December 20, 2025
Ashes to OMG
From devastation to wonder as Kangaroo Island bushfires lead to cave discoveries
From fire to 'OMG': New caves wow, commenters debate nature healing vs muddy caving
TLDR: After the 2019 fires, explorers uncovered 150+ hidden caves on Kangaroo Island, including the “Phoenix” cavern. Commenters cheered the island’s regrowth, cited sources saying Aussie nature rebounds after burns, and traded caving war stories—dry South Australia vs muddy UK—while cautioning against romanticizing disaster.
Kangaroo Island’s darkest days birthed an underground plot twist: after the 2019 fires scorched nearly half the island, researchers followed telltale sinkholes and uncovered 150+ new caves, including a million-year-old beauty first dubbed OMG and later crowned Phoenix. In the comments, the vibe whiplashes between heartbreak and hope. One traveler paints a cinematic comeback—black trunks wrapped in neon-green shoots—while another cites Lonely Planet to argue that Aussie ecosystems can bounce back. The unspoken tension? Folks love the wonder, but some flinch at celebrating discoveries born from disaster.
Then the cavers showed up and turned it into a mud-slinging (literally) culture clash. A South Australia veteran flexes that SA caves are mostly “horizontal and dry,” while a UK expat grumbles that British caves are a “muddy wet affair… too many ropes.” Cue friendly ribbing about who’s tougher: the chalk-dusted crawlers or the soggy rope wranglers. Aesthetic fans chimed in to crown the ABC photos as gallery-worthy, and meme-lords decided OMG might be the most honest cave name on record. The consensus ending?
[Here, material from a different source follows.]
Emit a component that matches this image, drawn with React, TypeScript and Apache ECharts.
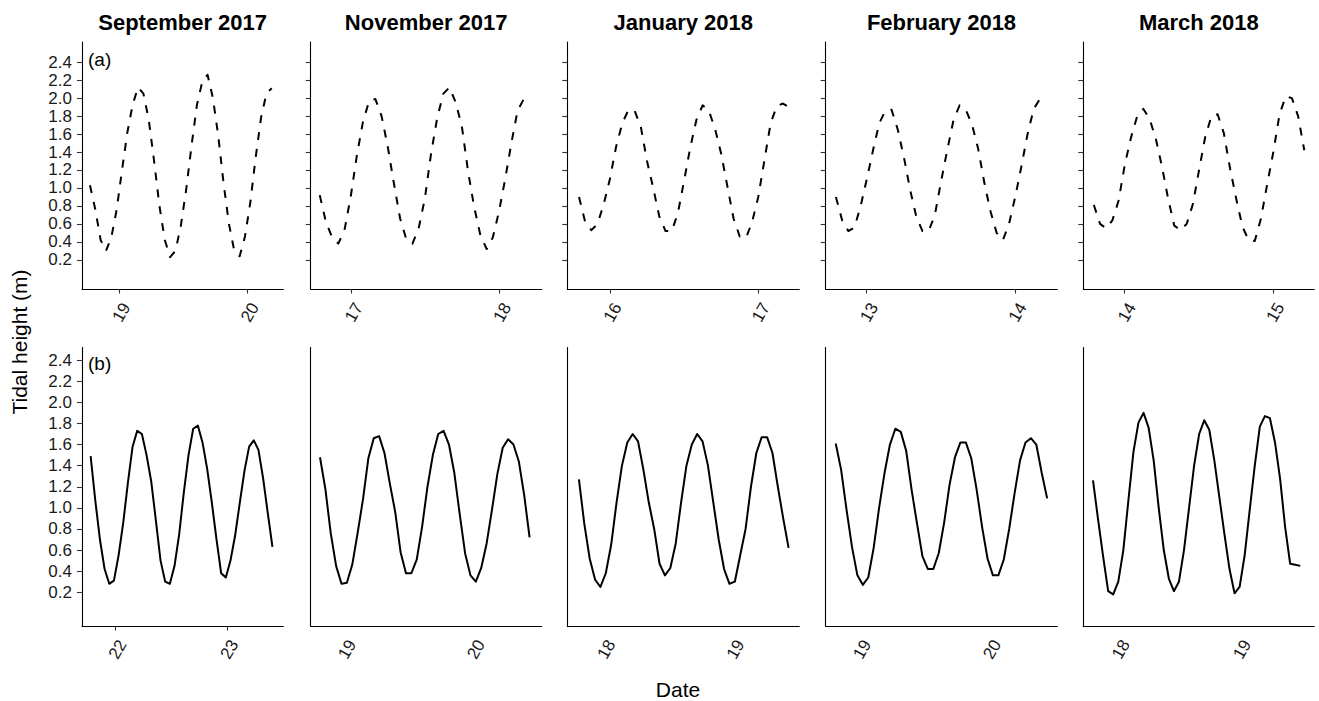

Nature’s phoenix moment is real, the photos slap, and the underground still feels like a last frontier—even if half the thread is still drying their ropes
Key Points
- •The 2019 bushfires on Kangaroo Island burned over 200,000 hectares (about half the island), killed two people, destroyed nearly 90 homes, and severely impacted wildlife and livestock.
- •Post-fire clearing allowed researchers to use aerial imagery to identify surface depressions and guide cave exploration.
- •Cavers including Matt Smith and Andrew Stempel discovered a major cave in March 2021, initially dubbed “OMG” and later named “Phoenix.”
- •The Phoenix cave features an eight-metre entry drop, delicate limestone formations, and tunnels extending hundreds of metres; the caves are estimated to be 1–2 million years old.
- •Surveying revealed more than 150 new caves on Kangaroo Island, up from about 130 known before the fires.